# Exercise prompt:
Return the listing below unchanged, minus its pictures.

# Source excerpt:
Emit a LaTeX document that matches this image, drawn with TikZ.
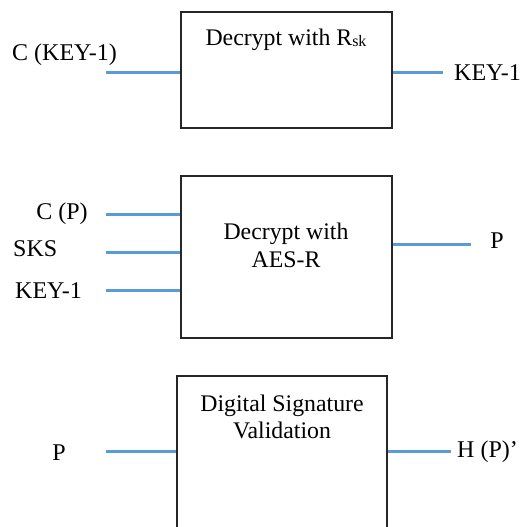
\documentclass[tikz,border=0pt]{standalone}
\usepackage{fontspec}
\setmainfont{Liberation Serif}
\begin{document}
\begin{tikzpicture}[x=1pt,y=-1pt,
  box/.style={draw=black!85,line width=1.1pt,fill=none,inner sep=0pt},
  wire/.style={draw={rgb,255:red,91;green,155;blue,213},line width=3pt},
  lbl/.style={inner sep=0pt,font=\fontsize{24}{27}\selectfont},
  ttl/.style={inner sep=0pt,align=center,font=\fontsize{23.8}{27.5}\selectfont}]
\useasboundingbox (0,0) rectangle (522,527);
\clip (0,0) rectangle (522,527);

% stage 1: recover KEY-1
\node[box,minimum width=211pt,minimum height=116pt] (b1) at (286.5,70) {};
\node[ttl] (t1) at (286,39.5) {Decrypt with R\raisebox{-0.15ex}{\fontsize{16}{16}\selectfont sk}};
\node[lbl] (c1) at (64.5,55) {C (KEY-1)};
\node[lbl,anchor=west] (k1) at (454,73) {KEY-1};
\coordinate (i1) at (106,72);
\coordinate (o1) at (443,72);
\draw[wire] (i1) -- (i1 -| b1.west);
\draw[wire] (o1 -| b1.east) -- (o1);

% stage 2: AES-R decryption
\node[box,minimum width=211pt,minimum height=162pt] (b2) at (286.5,257) {};
\node[ttl] (t2) at (286,245.5) {Decrypt with\\AES-R};
\node[lbl] (cp) at (62,213.5) {C (P)};
\node[lbl,anchor=west] (sks) at (13,249) {SKS};
\node[lbl,anchor=west] (k2) at (15,291) {KEY-1};
\node[lbl] (p2) at (497,241) {P};
\coordinate (ia) at (106,214);
\coordinate (ib) at (106,252);
\coordinate (ic) at (106,290);
\coordinate (o2) at (471,244);
\draw[wire] (ia) -- (ia -| b2.west);
\draw[wire] (ib) -- (ib -| b2.west);
\draw[wire] (ic) -- (ic -| b2.west);
\draw[wire] (o2 -| b2.east) -- (o2);

% stage 3: signature check
\node[box,minimum width=210pt,minimum height=180pt] (b3) at (282,466) {};
\node[ttl] (t3) at (282,417) {Digital Signature\\Validation};
\node[lbl] (p3) at (59,453) {P};
\node[lbl,anchor=west] (h3) at (457,451.5) {H (P)'};
\coordinate (i3) at (106,451);
\coordinate (o3) at (451,451);
\draw[wire] (i3) -- (i3 -| b3.west);
\draw[wire] (o3 -| b3.east) -- (o3);
\end{tikzpicture}
\end{document}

# Task result:
Emit a LaTeX document that matches this image, drawn with TikZ.
\documentclass[tikz,border=0pt]{standalone}
\usepackage{fontspec}
\setmainfont{Liberation Serif}
\begin{document}
\begin{tikzpicture}[x=1pt,y=-1pt,
  box/.style={draw=black!85,line width=1.1pt,fill=none,inner sep=0pt},
  wire/.style={draw={rgb,255:red,91;green,155;blue,213},line width=3pt},
  lbl/.style={inner sep=0pt,font=\fontsize{24}{27}\selectfont},
  ttl/.style={inner sep=0pt,align=center,font=\fontsize{23.8}{27.5}\selectfont}]
\useasboundingbox (0,0) rectangle (522,527);
\clip (0,0) rectangle (522,527);

% stage 1: recover KEY-1
\node[box,minimum width=211pt,minimum height=116pt] (b1) at (286.5,70) {};
\node[ttl] (t1) at (286,39.5) {Decrypt with R\raisebox{-0.15ex}{\fontsize{16}{16}\selectfont sk}};
\node[lbl] (c1) at (64.5,55) {C (KEY-1)};
\node[lbl,anchor=west] (k1) at (454,73) {KEY-1};
\coordinate (i1) at (106,72);
\coordinate (o1) at (443,72);
\draw[wire] (i1) -- (i1 -| b1.west);
\draw[wire] (o1 -| b1.east) -- (o1);

% stage 2: AES-R decryption
\node[box,minimum width=211pt,minimum height=162pt] (b2) at (286.5,257) {};
\node[ttl] (t2) at (286,245.5) {Decrypt with\\AES-R};
\node[lbl] (cp) at (62,213.5) {C (P)};
\node[lbl,anchor=west] (sks) at (13,249) {SKS};
\node[lbl,anchor=west] (k2) at (15,291) {KEY-1};
\node[lbl] (p2) at (497,241) {P};
\coordinate (ia) at (106,214);
\coordinate (ib) at (106,252);
\coordinate (ic) at (106,290);
\coordinate (o2) at (471,244);
\draw[wire] (ia) -- (ia -| b2.west);
\draw[wire] (ib) -- (ib -| b2.west);
\draw[wire] (ic) -- (ic -| b2.west);
\draw[wire] (o2 -| b2.east) -- (o2);

% stage 3: signature check
\node[box,minimum width=210pt,minimum height=180pt] (b3) at (282,466) {};
\node[ttl] (t3) at (282,417) {Digital Signature\\Validation};
\node[lbl] (p3) at (59,453) {P};
\node[lbl,anchor=west] (h3) at (457,451.5) {H (P)'};
\coordinate (i3) at (106,451);
\coordinate (o3) at (451,451);
\draw[wire] (i3) -- (i3 -| b3.west);
\draw[wire] (o3 -| b3.east) -- (o3);
\end{tikzpicture}
\end{document}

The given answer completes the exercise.